After a full day in the saddle, we parked our bikes and took a refreshing dip in a beautiful river, feeling a sense of accomplishment and serenity. Just as I thought it was time to relax with a beer, we embarked on one of the most exhilarating experiences yet.

We started a steep ascent on one of the narrowest trails, with breathtaking views all around. After 40 minutes of climbing, we found ourselves on top of the world—though I must admit, this freaked me out, as I have a serious fear of heights! Our accommodation was perched atop this stunning mountain, where we enjoyed local foods, beer, and, of course, some magic water that locked in unforgettable memories.


“The days, kilometers, and experiences flew by, and I loved every moment of this journey”…


The days, kilometers, and experiences flew by, and I loved every moment of this journey. You do need to have good riding skills; this adventure is not for novice riders, as there are too many challenges with little to no support if you get it wrong. However, Flipside offers the opportunity to ride as a pillion with one of their experienced tour group riders, and we engaged in some spirited rides on our little rockets that left grins on our faces.

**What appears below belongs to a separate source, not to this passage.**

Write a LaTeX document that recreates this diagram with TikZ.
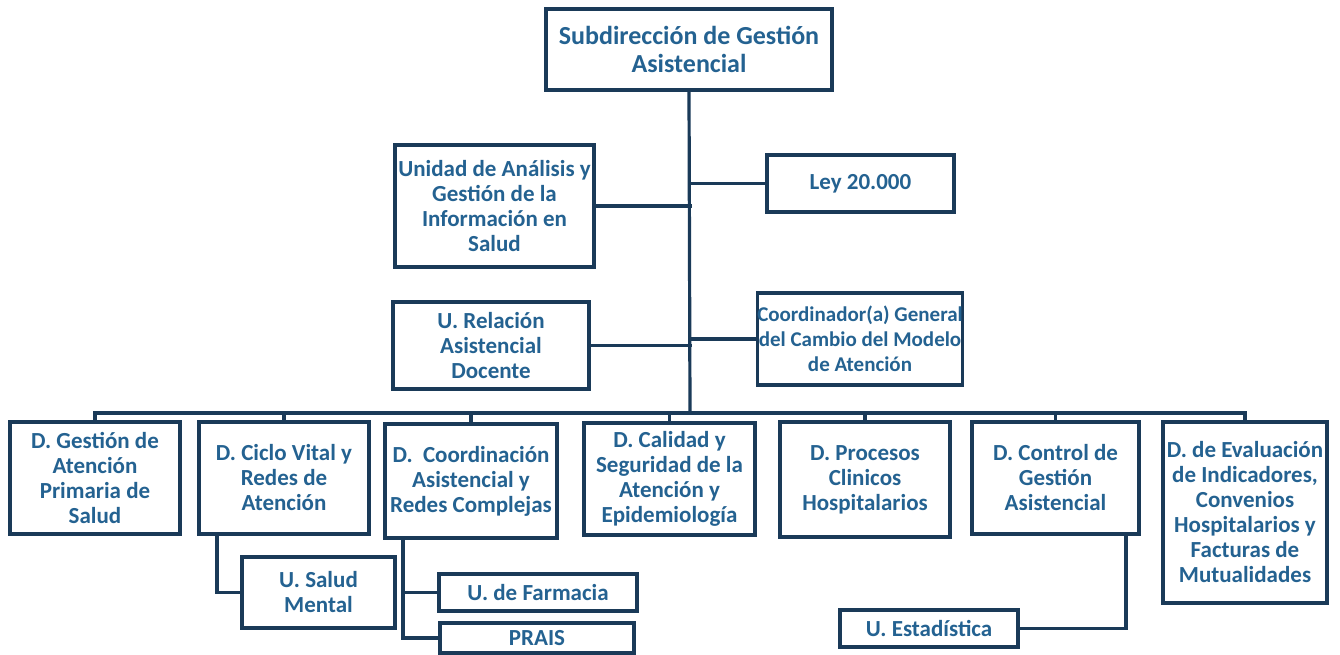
\documentclass[tikz,border=0pt]{standalone}
\usepackage{fontspec}
\setmainfont{Carlito}
\usetikzlibrary{calc}
\definecolor{edge}{RGB}{26,58,88}
\definecolor{txt}{RGB}{36,98,145}
\tikzset{
  x=1pt, y=-1pt,
  box/.style={draw=edge, line width=3.2pt, fill=white, inner sep=0pt, align=center,
    text=txt, font=\fontsize{23}{25}\selectfont\bfseries},
  link/.style={draw=edge, line width=3.2pt, line cap=rect}
}
\begin{document}
\begin{tikzpicture}
\useasboundingbox (0,0) rectangle (1340,655);
\fill[white] (0,0) rectangle (1340,655);
\coordinate (bus) at (690,413);
% connectors first, boxes drawn over them
\coordinate (c1) at (217,536);
\coordinate (c2) at (403,540);
\coordinate (c3) at (1126,536);
% top and middle level
\node[box, minimum width=286, minimum height=81, font=\fontsize{26}{28}\selectfont\bfseries] (top) at (689,49.5) {Subdirección de Gestión\\Asistencial};
\node[box, minimum width=199, minimum height=122] (unidad) at (494.5,206) {Unidad de Análisis y\\Gestión de la\\Información en\\Salud};
\node[box, minimum width=187, minimum height=57] (ley) at (860.5,183.5) {Ley 20.000};
\node[box, minimum width=196, minimum height=87] (relacion) at (491,345.5) {U. Relación\\Asistencial\\Docente};
\node[box, minimum width=196, minimum height=92, font=\fontsize{21}{25}\selectfont\bfseries] (coord) at (860,339) {Coordinador(a) General\\del Cambio del Modelo\\de Atención};
% departments
\node[box, minimum width=170, minimum height=112] (dges) at (95,478) {D. Gestión de\\Atención\\Primaria de\\Salud};
\node[box, minimum width=170, minimum height=112] (dciclo) at (284,478) {D. Ciclo Vital y\\Redes de\\Atención};
\node[box, minimum width=172, minimum height=114] (dcoord) at (471,481) {D.\ \ Coordinación\\Asistencial y\\Redes Complejas};
\node[box, minimum width=171, minimum height=112] (dcal) at (669.5,479) {D. Calidad y\\Seguridad de la\\Atención y\\Epidemiología};
\node[box, minimum width=170, minimum height=115] (dproc) at (865,479.5) {D. Procesos\\Clinicos\\Hospitalarios};
\node[box, minimum width=167, minimum height=112] (dcontrol) at (1055.5,478) {D. Control de\\Gestión\\Asistencial};
\node[box, minimum width=164, minimum height=181] (deval) at (1245,512.5) {D. de Evaluación\\de Indicadores,\\Convenios\\Hospitalarios y\\Facturas de\\Mutualidades};
% units
\node[box, minimum width=153, minimum height=71] (salud) at (318.5,592.5) {U. Salud\\Mental};
\node[box, minimum width=198, minimum height=37] (farm) at (538,592.5) {U. de Farmacia};
\node[box, minimum width=194, minimum height=30] (prais) at (537,638) {PRAIS};
\node[box, minimum width=178, minimum height=37] (estad) at (929,628.5) {U. Estadística};
% connectors
\draw[link] (top.south) -- (bus);
\draw[link] (unidad.east) -- (unidad.east -| bus);
\draw[link] (ley.west) -- (ley.west -| bus);
\draw[link] (relacion.east) -- (relacion.east -| bus);
\draw[link] (coord.west) -- (coord.west -| bus);
\draw[link] (dges.north |- bus) -- (deval.north |- bus);
\foreach \n in {dges,dciclo,dcoord,dcal,dproc,dcontrol,deval}
  \draw[link] (\n.north) -- (\n.north |- bus);
\draw[link] (dciclo.south -| c1) |- (salud.west);
\draw[link] (dcoord.south -| c2) |- (farm.west);
\draw[link] (dcoord.south -| c2) |- (prais.west);
\draw[link] (dcontrol.south -| c3) |- (estad.east);
\end{tikzpicture}
\end{document}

We opted for the private ride package, which included our bike and two tour guides. I doubled my partner, while the other two guides doubled paying customers. Everything was covered—accommodation, breakfast, lunch, and dinner—leaving only alcohol and extras for us to pay. It was not expensive; in fact, it was an absolute bargain!


Special thanks to Chook, our local guide, Lawerence and all the staff for the fun, laughter, and friendship. If you don’t back yourself as a rider, I highly recommend jumping on the back of a mentor or experienced rider. It’s an adventure you won’t want to miss!

p.s – Make sure your travel insurance fully covers you for scooter/motorcycle riding in Vietnam for accident and injury, and that you have the appropriate licence to ride in Vietnam!